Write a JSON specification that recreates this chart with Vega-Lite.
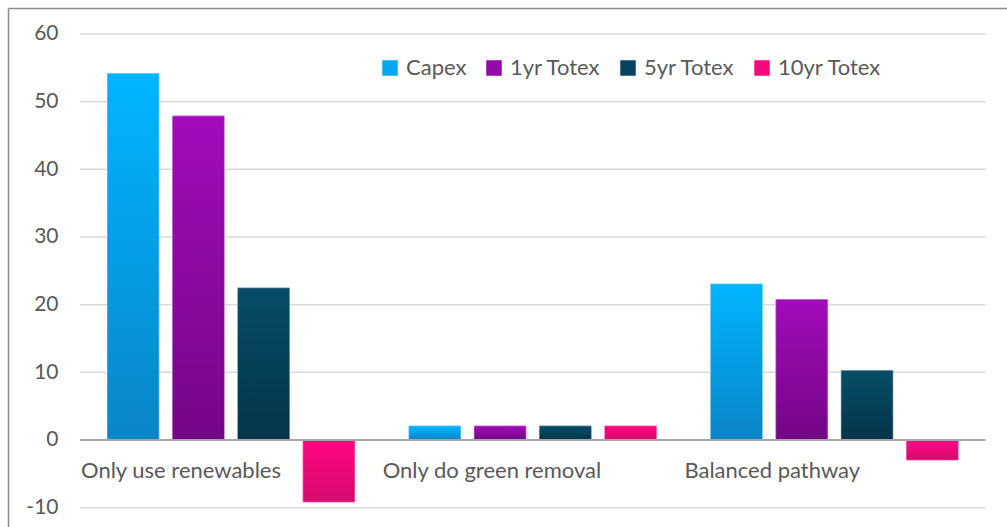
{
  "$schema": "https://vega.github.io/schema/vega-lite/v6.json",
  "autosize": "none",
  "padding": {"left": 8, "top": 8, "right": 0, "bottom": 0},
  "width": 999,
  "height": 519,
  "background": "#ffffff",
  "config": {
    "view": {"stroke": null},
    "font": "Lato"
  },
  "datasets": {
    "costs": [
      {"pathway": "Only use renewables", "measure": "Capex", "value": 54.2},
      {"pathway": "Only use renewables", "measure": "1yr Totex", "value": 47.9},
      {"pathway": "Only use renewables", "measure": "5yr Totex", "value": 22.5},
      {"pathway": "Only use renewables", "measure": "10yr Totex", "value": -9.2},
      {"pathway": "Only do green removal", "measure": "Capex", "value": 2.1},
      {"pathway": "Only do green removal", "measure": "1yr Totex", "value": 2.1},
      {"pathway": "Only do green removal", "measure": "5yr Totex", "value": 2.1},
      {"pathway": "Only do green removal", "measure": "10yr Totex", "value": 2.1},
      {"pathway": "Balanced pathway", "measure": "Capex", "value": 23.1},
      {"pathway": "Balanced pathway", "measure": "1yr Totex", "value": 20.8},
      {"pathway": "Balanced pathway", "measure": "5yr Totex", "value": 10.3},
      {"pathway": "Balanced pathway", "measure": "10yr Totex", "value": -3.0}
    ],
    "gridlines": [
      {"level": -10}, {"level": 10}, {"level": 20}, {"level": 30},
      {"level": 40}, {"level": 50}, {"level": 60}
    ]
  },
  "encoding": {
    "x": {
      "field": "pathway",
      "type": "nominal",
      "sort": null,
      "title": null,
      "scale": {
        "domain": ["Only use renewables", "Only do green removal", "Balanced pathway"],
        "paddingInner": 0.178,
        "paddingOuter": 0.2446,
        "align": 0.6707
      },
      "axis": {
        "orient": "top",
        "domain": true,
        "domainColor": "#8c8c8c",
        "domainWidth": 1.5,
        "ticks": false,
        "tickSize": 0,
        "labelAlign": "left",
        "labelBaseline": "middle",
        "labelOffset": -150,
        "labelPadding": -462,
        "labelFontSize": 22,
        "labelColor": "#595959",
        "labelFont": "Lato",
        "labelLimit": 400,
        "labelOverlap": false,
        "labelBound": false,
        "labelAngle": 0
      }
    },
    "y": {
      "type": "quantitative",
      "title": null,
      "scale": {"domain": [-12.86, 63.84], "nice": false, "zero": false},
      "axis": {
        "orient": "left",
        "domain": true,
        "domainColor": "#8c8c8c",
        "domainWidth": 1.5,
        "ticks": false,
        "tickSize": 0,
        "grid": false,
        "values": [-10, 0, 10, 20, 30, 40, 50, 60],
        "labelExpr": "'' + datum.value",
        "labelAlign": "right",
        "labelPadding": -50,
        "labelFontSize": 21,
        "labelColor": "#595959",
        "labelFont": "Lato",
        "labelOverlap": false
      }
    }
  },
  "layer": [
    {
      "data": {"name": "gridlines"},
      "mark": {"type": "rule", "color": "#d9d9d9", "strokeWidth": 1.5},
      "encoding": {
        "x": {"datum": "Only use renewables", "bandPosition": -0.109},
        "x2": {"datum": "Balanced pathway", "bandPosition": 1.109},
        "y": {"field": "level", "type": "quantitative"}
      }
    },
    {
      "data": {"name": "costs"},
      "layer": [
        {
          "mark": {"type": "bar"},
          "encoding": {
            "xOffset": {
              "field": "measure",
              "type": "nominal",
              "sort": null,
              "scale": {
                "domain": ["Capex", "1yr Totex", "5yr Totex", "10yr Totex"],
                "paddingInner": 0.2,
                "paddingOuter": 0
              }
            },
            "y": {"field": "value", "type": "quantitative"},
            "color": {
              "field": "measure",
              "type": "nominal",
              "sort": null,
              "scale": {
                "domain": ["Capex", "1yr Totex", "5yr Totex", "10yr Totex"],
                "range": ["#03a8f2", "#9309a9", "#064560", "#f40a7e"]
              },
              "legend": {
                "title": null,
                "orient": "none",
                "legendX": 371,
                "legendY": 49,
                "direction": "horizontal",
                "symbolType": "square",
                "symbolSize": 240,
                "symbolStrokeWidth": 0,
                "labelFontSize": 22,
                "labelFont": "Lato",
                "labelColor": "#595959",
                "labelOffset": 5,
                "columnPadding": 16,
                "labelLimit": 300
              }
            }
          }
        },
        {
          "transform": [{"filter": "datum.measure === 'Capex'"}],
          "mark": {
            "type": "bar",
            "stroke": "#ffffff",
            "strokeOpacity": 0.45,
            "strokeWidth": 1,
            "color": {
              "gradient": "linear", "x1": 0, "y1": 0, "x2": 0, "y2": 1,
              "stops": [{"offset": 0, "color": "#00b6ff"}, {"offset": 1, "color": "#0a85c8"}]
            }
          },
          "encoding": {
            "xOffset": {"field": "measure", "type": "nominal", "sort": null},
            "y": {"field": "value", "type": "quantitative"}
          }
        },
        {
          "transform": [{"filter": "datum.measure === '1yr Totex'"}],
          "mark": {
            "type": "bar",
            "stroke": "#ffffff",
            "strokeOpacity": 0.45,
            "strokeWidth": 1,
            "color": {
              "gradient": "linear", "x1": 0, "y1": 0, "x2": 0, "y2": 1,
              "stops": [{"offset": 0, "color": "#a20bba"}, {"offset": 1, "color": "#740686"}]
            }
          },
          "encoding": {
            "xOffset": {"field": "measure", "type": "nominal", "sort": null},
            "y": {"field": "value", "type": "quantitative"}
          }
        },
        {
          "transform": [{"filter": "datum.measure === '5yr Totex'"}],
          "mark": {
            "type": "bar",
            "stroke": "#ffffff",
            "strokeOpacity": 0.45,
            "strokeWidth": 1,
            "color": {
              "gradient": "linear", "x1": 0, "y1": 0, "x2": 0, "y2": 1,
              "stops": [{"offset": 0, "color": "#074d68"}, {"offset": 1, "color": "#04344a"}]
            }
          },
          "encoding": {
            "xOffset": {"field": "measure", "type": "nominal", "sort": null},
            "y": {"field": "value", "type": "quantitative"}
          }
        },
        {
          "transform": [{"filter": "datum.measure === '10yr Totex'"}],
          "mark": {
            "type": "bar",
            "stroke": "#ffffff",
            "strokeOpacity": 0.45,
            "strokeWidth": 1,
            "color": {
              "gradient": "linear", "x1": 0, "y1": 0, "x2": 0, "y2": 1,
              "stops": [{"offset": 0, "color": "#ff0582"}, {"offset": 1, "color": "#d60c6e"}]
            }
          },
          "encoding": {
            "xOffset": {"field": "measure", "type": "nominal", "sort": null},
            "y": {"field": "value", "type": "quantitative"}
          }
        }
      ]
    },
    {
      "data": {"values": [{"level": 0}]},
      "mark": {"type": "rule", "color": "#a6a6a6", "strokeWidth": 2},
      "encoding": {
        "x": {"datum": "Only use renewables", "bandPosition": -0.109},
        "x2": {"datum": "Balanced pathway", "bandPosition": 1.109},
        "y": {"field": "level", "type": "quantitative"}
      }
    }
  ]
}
------------
→ TASK TO CARRY OUT: Write out the listing above again, exactly, but with no pictures in the copy.

→ OUTPUT FOR THIS TASK:
Write a JSON specification that recreates this chart with Vega-Lite.
{
  "$schema": "https://vega.github.io/schema/vega-lite/v6.json",
  "autosize": "none",
  "padding": {"left": 8, "top": 8, "right": 0, "bottom": 0},
  "width": 999,
  "height": 519,
  "background": "#ffffff",
  "config": {
    "view": {"stroke": null},
    "font": "Lato"
  },
  "datasets": {
    "costs": [
      {"pathway": "Only use renewables", "measure": "Capex", "value": 54.2},
      {"pathway": "Only use renewables", "measure": "1yr Totex", "value": 47.9},
      {"pathway": "Only use renewables", "measure": "5yr Totex", "value": 22.5},
      {"pathway": "Only use renewables", "measure": "10yr Totex", "value": -9.2},
      {"pathway": "Only do green removal", "measure": "Capex", "value": 2.1},
      {"pathway": "Only do green removal", "measure": "1yr Totex", "value": 2.1},
      {"pathway": "Only do green removal", "measure": "5yr Totex", "value": 2.1},
      {"pathway": "Only do green removal", "measure": "10yr Totex", "value": 2.1},
      {"pathway": "Balanced pathway", "measure": "Capex", "value": 23.1},
      {"pathway": "Balanced pathway", "measure": "1yr Totex", "value": 20.8},
      {"pathway": "Balanced pathway", "measure": "5yr Totex", "value": 10.3},
      {"pathway": "Balanced pathway", "measure": "10yr Totex", "value": -3.0}
    ],
    "gridlines": [
      {"level": -10}, {"level": 10}, {"level": 20}, {"level": 30},
      {"level": 40}, {"level": 50}, {"level": 60}
    ]
  },
  "encoding": {
    "x": {
      "field": "pathway",
      "type": "nominal",
      "sort": null,
      "title": null,
      "scale": {
        "domain": ["Only use renewables", "Only do green removal", "Balanced pathway"],
        "paddingInner": 0.178,
        "paddingOuter": 0.2446,
        "align": 0.6707
      },
      "axis": {
        "orient": "top",
        "domain": true,
        "domainColor": "#8c8c8c",
        "domainWidth": 1.5,
        "ticks": false,
        "tickSize": 0,
        "labelAlign": "left",
        "labelBaseline": "middle",
        "labelOffset": -150,
        "labelPadding": -462,
        "labelFontSize": 22,
        "labelColor": "#595959",
        "labelFont": "Lato",
        "labelLimit": 400,
        "labelOverlap": false,
        "labelBound": false,
        "labelAngle": 0
      }
    },
    "y": {
      "type": "quantitative",
      "title": null,
      "scale": {"domain": [-12.86, 63.84], "nice": false, "zero": false},
      "axis": {
        "orient": "left",
        "domain": true,
        "domainColor": "#8c8c8c",
        "domainWidth": 1.5,
        "ticks": false,
        "tickSize": 0,
        "grid": false,
        "values": [-10, 0, 10, 20, 30, 40, 50, 60],
        "labelExpr": "'' + datum.value",
        "labelAlign": "right",
        "labelPadding": -50,
        "labelFontSize": 21,
        "labelColor": "#595959",
        "labelFont": "Lato",
        "labelOverlap": false
      }
    }
  },
  "layer": [
    {
      "data": {"name": "gridlines"},
      "mark": {"type": "rule", "color": "#d9d9d9", "strokeWidth": 1.5},
      "encoding": {
        "x": {"datum": "Only use renewables", "bandPosition": -0.109},
        "x2": {"datum": "Balanced pathway", "bandPosition": 1.109},
        "y": {"field": "level", "type": "quantitative"}
      }
    },
    {
      "data": {"name": "costs"},
      "layer": [
        {
          "mark": {"type": "bar"},
          "encoding": {
            "xOffset": {
              "field": "measure",
              "type": "nominal",
              "sort": null,
              "scale": {
                "domain": ["Capex", "1yr Totex", "5yr Totex", "10yr Totex"],
                "paddingInner": 0.2,
                "paddingOuter": 0
              }
            },
            "y": {"field": "value", "type": "quantitative"},
            "color": {
              "field": "measure",
              "type": "nominal",
              "sort": null,
              "scale": {
                "domain": ["Capex", "1yr Totex", "5yr Totex", "10yr Totex"],
                "range": ["#03a8f2", "#9309a9", "#064560", "#f40a7e"]
              },
              "legend": {
                "title": null,
                "orient": "none",
                "legendX": 371,
                "legendY": 49,
                "direction": "horizontal",
                "symbolType": "square",
                "symbolSize": 240,
                "symbolStrokeWidth": 0,
                "labelFontSize": 22,
                "labelFont": "Lato",
                "labelColor": "#595959",
                "labelOffset": 5,
                "columnPadding": 16,
                "labelLimit": 300
              }
            }
          }
        },
        {
          "transform": [{"filter": "datum.measure === 'Capex'"}],
          "mark": {
            "type": "bar",
            "stroke": "#ffffff",
            "strokeOpacity": 0.45,
            "strokeWidth": 1,
            "color": {
              "gradient": "linear", "x1": 0, "y1": 0, "x2": 0, "y2": 1,
              "stops": [{"offset": 0, "color": "#00b6ff"}, {"offset": 1, "color": "#0a85c8"}]
            }
          },
          "encoding": {
            "xOffset": {"field": "measure", "type": "nominal", "sort": null},
            "y": {"field": "value", "type": "quantitative"}
          }
        },
        {
          "transform": [{"filter": "datum.measure === '1yr Totex'"}],
          "mark": {
            "type": "bar",
            "stroke": "#ffffff",
            "strokeOpacity": 0.45,
            "strokeWidth": 1,
            "color": {
              "gradient": "linear", "x1": 0, "y1": 0, "x2": 0, "y2": 1,
              "stops": [{"offset": 0, "color": "#a20bba"}, {"offset": 1, "color": "#740686"}]
            }
          },
          "encoding": {
            "xOffset": {"field": "measure", "type": "nominal", "sort": null},
            "y": {"field": "value", "type": "quantitative"}
          }
        },
        {
          "transform": [{"filter": "datum.measure === '5yr Totex'"}],
          "mark": {
            "type": "bar",
            "stroke": "#ffffff",
            "strokeOpacity": 0.45,
            "strokeWidth": 1,
            "color": {
              "gradient": "linear", "x1": 0, "y1": 0, "x2": 0, "y2": 1,
              "stops": [{"offset": 0, "color": "#074d68"}, {"offset": 1, "color": "#04344a"}]
            }
          },
          "encoding": {
            "xOffset": {"field": "measure", "type": "nominal", "sort": null},
            "y": {"field": "value", "type": "quantitative"}
          }
        },
        {
          "transform": [{"filter": "datum.measure === '10yr Totex'"}],
          "mark": {
            "type": "bar",
            "stroke": "#ffffff",
            "strokeOpacity": 0.45,
            "strokeWidth": 1,
            "color": {
              "gradient": "linear", "x1": 0, "y1": 0, "x2": 0, "y2": 1,
              "stops": [{"offset": 0, "color": "#ff0582"}, {"offset": 1, "color": "#d60c6e"}]
            }
          },
          "encoding": {
            "xOffset": {"field": "measure", "type": "nominal", "sort": null},
            "y": {"field": "value", "type": "quantitative"}
          }
        }
      ]
    },
    {
      "data": {"values": [{"level": 0}]},
      "mark": {"type": "rule", "color": "#a6a6a6", "strokeWidth": 2},
      "encoding": {
        "x": {"datum": "Only use renewables", "bandPosition": -0.109},
        "x2": {"datum": "Balanced pathway", "bandPosition": 1.109},
        "y": {"field": "level", "type": "quantitative"}
      }
    }
  ]
}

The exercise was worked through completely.